Frankly, I believe this is just a bad design decision, and it seems like the Go team is stubbornly doubling down on this mistake due to ego.
(Sorry, I just have a very strong opinion on this topic, and I am deeply frustrated when the tools I am using think they know better than I do and are adamantly wrong.)
Mawr|2 years ago
Yes, but once you allow that, you'll inevitably end up with unused variables in production code (warnings are useless). That's the core of the issue and why the Go team made the decision.
In my opinion, the real solution is to have two build modes: --devel and --release. This would allow for not bothering devs with anal checks during development while preventing substandard code in production.

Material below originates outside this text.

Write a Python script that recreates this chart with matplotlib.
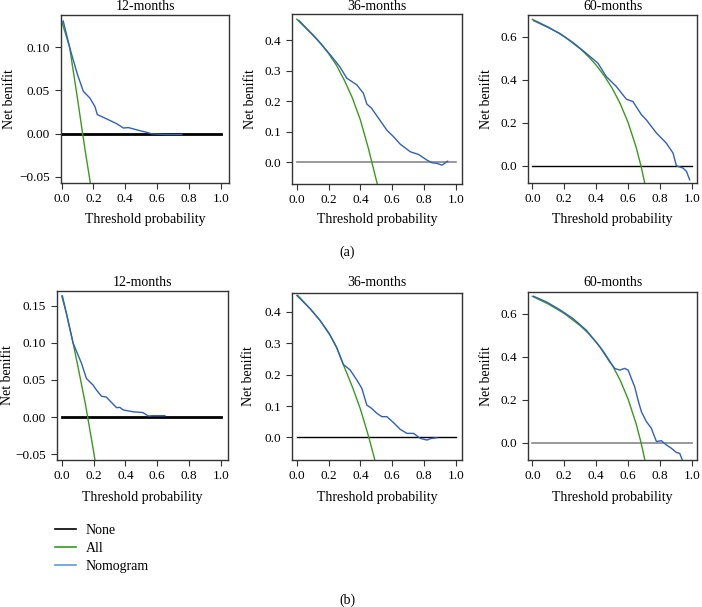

Though the real advantage would come from the reduced pressure on compilation speed in --release mode which would make room for more optimization passes, resulting in faster production runtime speed and lower binary size.
j1elo|2 years ago
> warnings are useless
Warnings are useful, to (no surprise here) warn me about possibly problematic stuff. That's why my C++ builds are usually full of warnings during development, but the final build for production won't contain any, because it is performed with -Werror (i.e. "treat all warnings as if they were compilation errors"), thus any unsolved warning would break the build.
A common reply to this argument, which just in case I'd like to reply in advance, is: "but the end result will be that in order to save time, and to avoid having to fix all those pesky warnings, lazy devs will end up doing production/release builds without the -Werror flag (or equivalent for whatever compiler)". To which my response is: That's a social/political/behavioral problem, a poor project management, or any combination of them, and you cannot even start to pretend that those can be solved with technology.
kaba0|2 years ago
The solution is all so easy also — just add a debug and a production profile. Enable your strong linter in prod, for all I care, but this is a must-have development tool.